While there are no "official" campgrounds in Cancun, RVers will find several places to park along "the strip" and even in some hotel parking lots (check with the manager first). At Playa Linda, a beach right off Paseo Kukulcan, RVs can park in the parking lot; no hookups available.
About six miles north on the road to Punta Sam, two campgrounds offer all hookups for RVs and are close enough to the "big city" for campers to enjoy its many attractions.
One of the big draws to the Mexican Carribean coast is its Maya history. The most spectacular Maya ruin along the Quintana Roo coast is Tulum, perched on a steep cliff overlooking the sea about 80 miles south of Cancun.
A half-hour visit is enough time to wander the grounds, inspect the old structures, and climb to the top of El Castillo, a pyramid and temple, for a bird's-eye view of the ocean and the entire walled ceremonial center that was in its glory 500 years ago.

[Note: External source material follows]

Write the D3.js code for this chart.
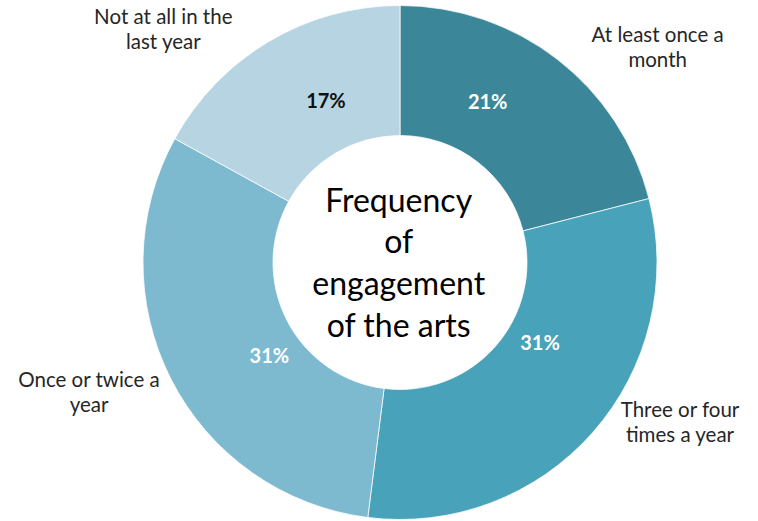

After visiting Tulum, continue past the parking lot on a road that parallels the sea. Don't let the route fool you - it's only paved for a short distance and then it becomes a potholed, washboard rural dirt road. But it will lead you to some excellent, untouched camping beaches, some with facilities, some without. If you are tent-camping, you'll find several sites that offer toilets and showers.
Continuing on the road will bring you over a rickety-looking bridge (it's safe) and into Punta Allen. This lush, tropical locale is an artist's setting for a lobstering village. Here you can either park on the beach with an RV or pitch a tent at no charge, or stay at Cuzan Guest House where an American woman, Sonia Lillvik, and her Yucatecan partner, Armando, operate a laid-back, hammocks-only cabana resort.
But if you stay at the guest house, you better like lobster - during the season you eat it three times a day. There is no electricity, and no entertainment is provided, but it's a fabulous place for star-gazers, sun- worshippers, birdwatchers, fishing enthusiasts and jungle explorers.
A bungalow for two persons, with two meals and a snack, is about $35 daily. Reservations are suggested. Write to Sonia Lillvik at Box 703, Cancun, Quintana Roo, Mexico 77500, and allow a month or more for round-trip mail.